Insomma ci sono tutti i film già visti, l’unico che manca è proprio quello di Gibson. Trascorsi 131 minuti di cui metà a fare su e giù da una scala di corda che non si sa chi ha mai messo (forse una cortesia degli stessi giapponesi), alla fine il film finisce senza spiegare perché mai con meno uomini e più provati sono riusciti a fare ciò che avevano fallito quando erano di più e ancora pimpanti.
Anche il messaggio veicolato per cui esistono eroi senza macchia che combattono senza il fucile non regge ad un esame logico per cui se non ci fossero quelli con il fucile (in un rapporto astronomicamente più elevato tocca dire), non ci sarebbero obbiettori di coscienza a poter fare gesta mirabolanti.

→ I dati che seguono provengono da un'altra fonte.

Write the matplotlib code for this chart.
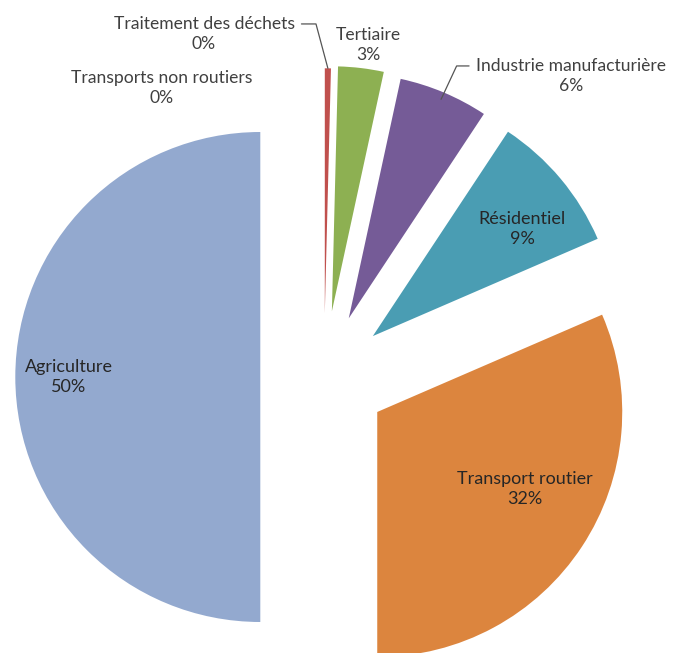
import numpy as np
import matplotlib.pyplot as plt

plt.rcParams['font.family'] = ['Lato', 'DejaVu Sans']

# données (part des émissions, en %)
secteurs = ["Traitement des déchets", "Tertiaire", "Industrie manufacturière",
            "Résidentiel", "Transport routier", "Agriculture", "Transports non routiers"]
valeurs = [0.4, 3.0, 5.9, 9.2, 31.5, 50.0, 0.0]
etiquettes_pct = ["0%", "3%", "6%", "9%", "32%", "50%", "0%"]
couleurs = ["#C0504D", "#8DB052", "#755B97", "#4A9DB3", "#DC853E", "#93A9CF", "#4F81BD"]
eclatement = [0.26, 0.27, 0.26, 0.26, 0.26, 0.26, 0.26]

fig = plt.figure(figsize=(6.75, 6.53), dpi=100)
ax = fig.add_axes([0, 0, 1, 1])

wedges, _ = ax.pie(valeurs, colors=couleurs, explode=eclatement, startangle=90,
                   counterclock=False, radius=1.0, wedgeprops=dict(linewidth=0))

# cadrage (centre du camembert ~ (324, 377) px, rayon ~245 px)
cx, cy, r = 324, 377, 245
ax.set_xlim((0 - cx) / r, (675 - cx) / r)
ax.set_ylim((cy - 653) / r, (cy - 0) / r)
ax.set_aspect('equal')
ax.axis('off')

txt_in = dict(fontsize=13, color="#262626", ha="center", va="center", linespacing=1.3)
txt_out = dict(fontsize=12.6, color="#404040", ha="center", va="center", linespacing=1.3)


def pointe(w, rr=1.0):
    a = np.deg2rad((w.theta1 + w.theta2) / 2)
    return (w.center[0] + rr * np.cos(a), w.center[1] + rr * np.sin(a))


def px(x, y):
    return ((x - cx) / r, (cy - y) / r)


def lab(i):
    return secteurs[i] + "\n" + etiquettes_pct[i]


# étiquettes à l'intérieur
ax.text(*px(522, 229), lab(3), **txt_in)
ax.text(*px(525, 489), lab(4), **txt_in)
ax.text(*px(69, 377), lab(5), **txt_in)

# étiquettes à l'extérieur
ax.text(*px(368, 45), lab(1), **txt_out)
ax.text(*px(162, 88), lab(6), **txt_out)

ligne = dict(arrowstyle='-', color="#555555", lw=0.9, shrinkA=3, shrinkB=0)
ax.annotate(lab(0), xy=pointe(wedges[0], 1.0), xytext=px(204, 34),
            arrowprops=dict(relpos=(1, 0.78),
                            connectionstyle="angle,angleA=0,angleB=105,rad=0", **ligne),
            **txt_out)
ax.annotate(lab(2), xy=pointe(wedges[2], 0.97), xytext=px(571, 76),
            arrowprops=dict(relpos=(0, 0.78),
                            connectionstyle="angle,angleA=180,angleB=65,rad=0", **ligne),
            **txt_out)

fig.savefig("out.png", dpi=100)
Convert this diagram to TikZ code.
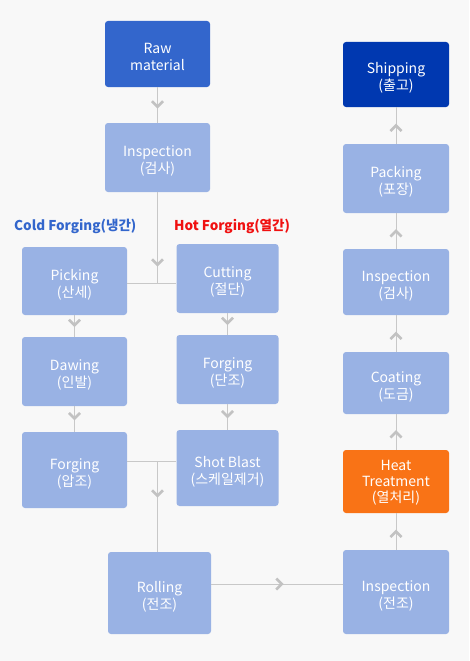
\documentclass[tikz,border=0pt]{standalone}
\usepackage{fontspec}
\setmainfont{Noto Sans CJK KR}
\usetikzlibrary{arrows.meta,decorations.markings}
\definecolor{bgc}{HTML}{F8F8F8}
\definecolor{lightbox}{HTML}{99B2E4}
\definecolor{rawc}{HTML}{3366CC}
\definecolor{shipc}{HTML}{0038B0}
\definecolor{heatc}{HTML}{F97316}
\definecolor{linec}{HTML}{C8C8C8}
\definecolor{chevc}{HTML}{C2C2C2}
\definecolor{coldc}{HTML}{3366CC}
\definecolor{hotc}{HTML}{F01010}
\newcommand{\boxfont}{\fontsize{14}{17}\selectfont}
\newcommand{\lblfont}{\fontsize{13.5}{17}\selectfont\bfseries}
\newcommand{\bx}[2][8pt]{\raisebox{-#1}[0pt][0pt]{\begin{tabular}{@{}c@{}}#2\end{tabular}}}
\begin{document}
\begin{tikzpicture}[x=1pt,y=-1pt,
  proc/.style={rounded corners=3pt, fill=lightbox, text=white, align=center,
    font=\boxfont, inner sep=0pt},
  link/.style={draw=linec, line width=1pt},
  flow/.style={link, postaction={decorate}, decoration={markings,
    mark=at position #1 with {\arrow{Straight Barb[length=5.5pt,width=11pt,line width=2.6pt,color=chevc]}}}},
  flow/.default=0.55]
\useasboundingbox (0,0) rectangle (469,661);
\fill[bgc] (0,0) rectangle (469,661);
% left / middle
\node[proc, fill=rawc, minimum width=105pt, minimum height=66pt] (raw) at (157.5,54) {\bx{Raw\\material}};
\node[proc, minimum width=105pt, minimum height=69pt] (insp1) at (157.5,157.5) {\bx{Inspection\\(검사)}};
\node[proc, minimum width=105pt, minimum height=68pt] (pick) at (74.5,281) {\bx{Picking\\(산세)}};
\node[proc, minimum width=102pt, minimum height=69pt] (cut) at (227.5,278.5) {\bx{Cutting\\(절단)}};
\node[proc, minimum width=105pt, minimum height=69pt] (daw) at (74.5,371.5) {\bx{Dawing\\(인발)}};
\node[proc, minimum width=102pt, minimum height=69pt] (forg2) at (227.5,369.5) {\bx{Forging\\(단조)}};
\node[proc, minimum width=105pt, minimum height=76pt] (forg1) at (74.5,470) {\bx{Forging\\(압조)}};
\node[proc, minimum width=102pt, minimum height=76pt] (shot) at (227.5,468) {\bx{Shot Blast\\(스케일제거)}};
\node[proc, minimum width=103pt, minimum height=82pt] (roll) at (159.5,593) {\bx{Rolling\\(전조)}};
% right column
\node[proc, minimum width=106pt, minimum height=84pt] (insp3) at (396,592) {\bx{Inspection\\(전조)}};
\node[proc, fill=heatc, minimum width=106pt, minimum height=63pt, font=\fontsize{14}{15.5}\selectfont] (heat) at (396,481.5) {\bx[5.5pt]{Heat\\Treatment\\(열처리)}};
\node[proc, minimum width=106pt, minimum height=62pt] (coat) at (396,383) {\bx{Coating\\(도금)}};
\node[proc, minimum width=106pt, minimum height=66pt] (insp2) at (396,282) {\bx{Inspection\\(검사)}};
\node[proc, minimum width=106pt, minimum height=69pt] (pack) at (396,178.5) {\bx{Packing\\(포장)}};
\node[proc, fill=shipc, minimum width=106pt, minimum height=65pt] (ship) at (396,74.5) {\bx{Shipping\\(출고)}};
% labels
\node[font=\lblfont, text=coldc, anchor=west, inner sep=0pt] (coldlbl) at (14,226) {Cold Forging(냉간)};
\node[font=\lblfont, text=hotc, anchor=west, inner sep=0pt] (hotlbl) at (174,226) {Hot Forging(열간)};
% connectors
\coordinate (j1) at (157.5,283);
\coordinate (j2) at (157.5,461.5);
\draw[flow=0.6] (raw) -- (insp1);
\draw[flow=0.82] (insp1) -- (j1);
\draw[link] (pick.east |- j1) -- (cut.west |- j1);
\draw[flow] (pick) -- (daw);
\draw[flow] (daw) -- (forg1);
\draw[flow] (cut) -- (forg2);
\draw[flow] (forg2) -- (shot);
\draw[link] (forg1.east |- j2) -- (shot.west |- j2);
\draw[flow=0.4] (j2) -- (j2 |- roll.north);
\draw[flow] ([yshift=9pt]roll.east) -- ([yshift=9pt]roll.east -| insp3.west);
\draw[flow] (insp3) -- (heat);
\draw[flow] (heat) -- (coat);
\draw[flow] (coat) -- (insp2);
\draw[flow] (insp2) -- (pack);
\draw[flow] (pack) -- (ship);
\end{tikzpicture}
\end{document}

Peccato perché tutto il cast recita in maniera impeccabile e sorprende piacevolmente Garfield, a suo agio in questo film tanto come in Spider-man e come prelato gesuita. Il problema non sono quindi gli attori ma pare circoscritto alla scrittura ed alla regia. Per cui l’unico vero elemento da salvare è un’indicazione pratica, ovvero che se siete dei giapponesi e dovete respingere uno sbarco nemico è opportuno tagliare la scala di corda che pende dalla scogliera.